Thanks for all the input on v1!


Performance
===========

Rather than include an abundance of performance numbers in this letter, I would
refer to [4] for a comparison of performance to the C null block driver. In
general across all of the benchmark configurations, the mean of the difference
is -2.5%, with individual configurations showing [-10%;30%] difference in IO/s.


Request lifetime modeling
=========================

While implementing timer completion, it became clear that the request lifetime
modeling applied in the v1 RFC was not adequate. With that modeling, combined
with the timer callback feature, a developer would be able to write safe Rust
code that violates the Rust invariants for references, thus leading to undefined
behavior. A similar situation would happen in the completion path when
developers write code to convert from a completion id to a `&Request`.

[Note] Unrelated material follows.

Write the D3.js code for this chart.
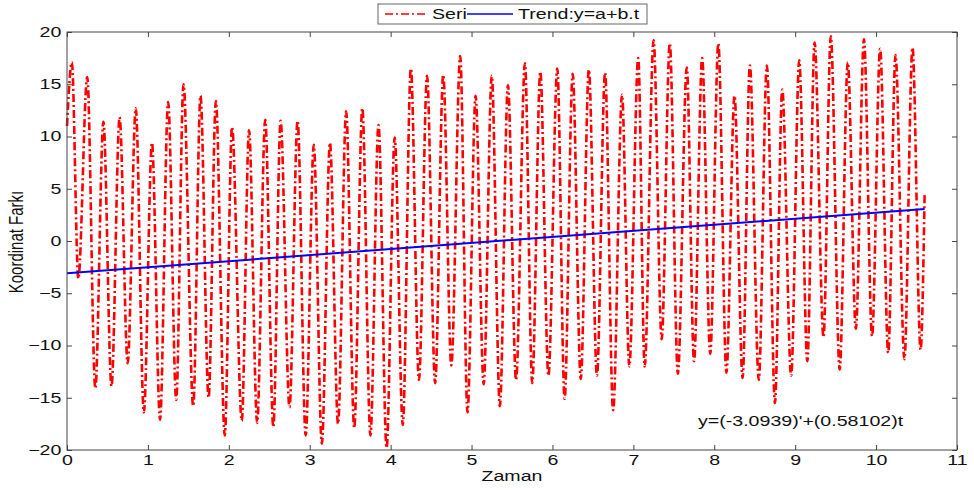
<!DOCTYPE html>
<html>
<head>
<meta charset="utf-8">
<script src="https://cdn.jsdelivr.net/npm/d3@7"></script>
<style>
  body { margin: 0; background: #fff; }
  svg text { font-family: "Liberation Sans", Arial, sans-serif; fill: #111; }
</style>
</head>
<body>
<div id="chart"></div>
<script>
// series: peaks and troughs of the oscillation
var seriesTime = [0.00, 0.06, 0.14, 0.25, 0.35, 0.45, 0.55, 0.65, 0.75, 0.85, 0.95,
    1.05, 1.15, 1.25, 1.35, 1.44, 1.56, 1.65, 1.75, 1.84, 1.95, 2.04, 2.16, 2.25, 2.35,
    2.45, 2.55, 2.64, 2.75, 2.85, 2.95, 3.05, 3.15, 3.25, 3.35, 3.45, 3.55, 3.65, 3.75,
    3.85, 3.95, 4.05, 4.15, 4.25, 4.35, 4.45, 4.55, 4.65, 4.75, 4.86, 4.95, 5.05, 5.15,
    5.25, 5.35, 5.45, 5.55, 5.66, 5.75, 5.85, 5.95, 6.06, 6.15, 6.25, 6.35, 6.45, 6.55,
    6.65, 6.75, 6.86, 6.95, 7.06, 7.14, 7.25, 7.35, 7.45, 7.55, 7.66, 7.75, 7.85, 7.95,
    8.05, 8.15, 8.25, 8.35, 8.44, 8.55, 8.65, 8.75, 8.84, 8.95, 9.05, 9.15, 9.24, 9.35,
    9.44, 9.55, 9.65, 9.75, 9.85, 9.95, 10.05, 10.15, 10.24, 10.35, 10.45, 10.55, 10.60];
var seriesValue = [11, 17.1, -3.6, 15.7, -14.1, 11.4, -13.9, 11.85, -11.7, 12.7, -16.4,
    9.4, -17.1, 13.3, -15.2, 15.0, -15.8, 13.9, -15.0, 13.4, -18.6, 10.9, -17.2, 10.6, -17.4,
    11.6, -17.8, 11.5, -15.9, 11.5, -18.6, 9.2, -19.4, 9.4, -17.5, 12.4, -17.9, 12.7, -18.6,
    11.1, -19.8, 9.9, -17.6, 16.5, -13.3, 15.8, -13.6, 15.9, -11.9, 17.7, -16.4, 13.9, -13.7,
    15.8, -15.8, 14.9, -13.3, 17.0, -13.6, 16.2, -12.9, 16.5, -15.1, 16.0, -13.2, 16.4, -12.9,
    16.1, -16.2, 14.0, -12.0, 17.5, -12.0, 19.2, -9.4, 18.9, -12.7, 16.6, -11.5, 17.5, -10.8,
    18.9, -12.6, 13.9, -13.1, 16.8, -13.3, 16.8, -15.5, 14.5, -12.9, 17.3, -11.5, 19.0, -9.2,
    19.6, -12.3, 17.1, -8.4, 19.3, -9.1, 18.4, -10.7, 17.8, -11.3, 18.5, -10.4, 4.6];

var trendTime = [0, 10.6];
var trendValue = [-3.0939, 3.0647];

var xTicks = [0, 1, 2, 3, 4, 5, 6, 7, 8, 9, 10, 11];
var yTicks = [-20, -15, -10, -5, 0, 5, 10, 15, 20];
var legendLabels = ['Seri', 'Trend:y=a+b.t'];
var equationLabel = "y=(-3.0939)'+(0.58102)t";

var width = 974, height = 491;
var box = {left: 67, right: 957, top: 32, bottom: 450};
var stretch = 1.4;     // text in the picture is wider than normal
var axisColor = '#444';

var svg = d3.select('#chart').append('svg')
            .attr('width', width)
            .attr('height', height);

var x = d3.scaleLinear().domain([0, 11]).range([box.left, box.right]);
var y = d3.scaleLinear().domain([-20, 20]).range([box.bottom, box.top]);

var addText = function addText(px, py, str, size, anchor) {
    return svg.append('text')
              .attr('transform', 'translate(' + px + ',' + py + ') scale(' + stretch + ',1)')
              .attr('text-anchor', anchor || 'start')
              .style('font-size', size + 'px')
              .text(str);
}

// lines first, box and ticks on top
var seriesData = seriesTime.map(function(t, i) { return [t, seriesValue[i]]; });
var trendData = trendTime.map(function(t, i) { return [t, trendValue[i]]; });

var line = d3.line()
             .x(function(d) { return x(d[0]); })
             .y(function(d) { return y(d[1]); });

svg.append('path')
   .datum(seriesData)
   .attr('d', line.curve(d3.curveMonotoneX))
   .attr('fill', 'none')
   .attr('stroke', '#ff0000')
   .attr('stroke-width', 2.6)
   .attr('stroke-dasharray', '8,3,2,3');

svg.append('path')
   .datum(trendData)
   .attr('d', line.curve(d3.curveLinear))
   .attr('fill', 'none')
   .attr('stroke', '#0000ff')
   .attr('stroke-width', 2);

svg.append('rect')
   .attr('x', box.left).attr('y', box.top)
   .attr('width', box.right - box.left).attr('height', box.bottom - box.top)
   .attr('fill', 'none')
   .attr('stroke', axisColor);

var styleAxis = function styleAxis(g) {
    g.select('.domain').remove();
    g.selectAll('.tick line').attr('stroke', axisColor);
    g.selectAll('.tick text')
     .attr('fill', '#111')
     .style('font-size', '14px')
     .style('font-family', '"Liberation Sans", Arial, sans-serif');
}

svg.append('g')
   .attr('transform', 'translate(0,' + box.bottom + ')')
   .call(d3.axisBottom(x).tickValues(xTicks).tickSizeInner(-5).tickSizeOuter(0).tickPadding(5))
   .call(styleAxis)
   .selectAll('.tick text').attr('transform', 'scale(' + stretch + ',1)');

svg.append('g')
   .attr('transform', 'translate(0,' + box.top + ')')
   .call(d3.axisTop(x).tickValues(xTicks).tickSizeInner(-5).tickSizeOuter(0).tickFormat(''))
   .call(styleAxis);

svg.append('g')
   .attr('transform', 'translate(' + box.left + ',0)')
   .call(d3.axisLeft(y).tickValues(yTicks).tickSizeInner(-5).tickSizeOuter(0).tickPadding(4))
   .call(styleAxis)
   .selectAll('.tick text').attr('transform', 'scale(' + stretch + ',1)');

svg.append('g')
   .attr('transform', 'translate(' + box.right + ',0)')
   .call(d3.axisRight(y).tickValues(yTicks).tickSizeInner(-5).tickSizeOuter(0).tickFormat(''))
   .call(styleAxis);

// axis titles
addText((box.left + box.right) / 2, 481, 'Zaman', 14, 'middle');
svg.append('text')
   .attr('transform', 'translate(23,242) scale(' + stretch + ',1) rotate(-90)')
   .attr('text-anchor', 'middle')
   .style('font-size', '15px')
   .text('Koordinat Farkı');

// equation annotation
addText(698, 426, equationLabel, 14);

// legend
var legend = svg.append('g');
legend.append('rect')
      .attr('x', 378).attr('y', 4).attr('width', 269).attr('height', 20)
      .attr('fill', '#fff').attr('stroke', '#666');
legend.append('line')
      .attr('x1', 385).attr('x2', 427).attr('y1', 14).attr('y2', 14)
      .attr('stroke', '#ff0000').attr('stroke-width', 1.3)
      .attr('stroke-dasharray', '8,3,2,3');
legend.append('line')
      .attr('x1', 467).attr('x2', 513).attr('y1', 14).attr('y2', 14)
      .attr('stroke', '#0000ff').attr('stroke-width', 1.3);
addText(432, 19, legendLabels[0], 14);
addText(518, 19, legendLabels[1], 14);
</script>
</body>
</html>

To make these situations safe, and thus free from undefined behavior, the
`Request` type now applies reference counting. The logic piggybacks on the
`atomic_t ref` field of the C `struct request`. In order to make this work, the
Rust code has to be able to free requests when the refcount reaches zero.
Therefore, the series exposes (EXPORT_SYMBOL_GPL) the internal blk-mq symbol
`__blk_mq_free_request`.

I am curious what the community thinks of this approach and whether it is OK to
expose this symbol so that Rust can call it.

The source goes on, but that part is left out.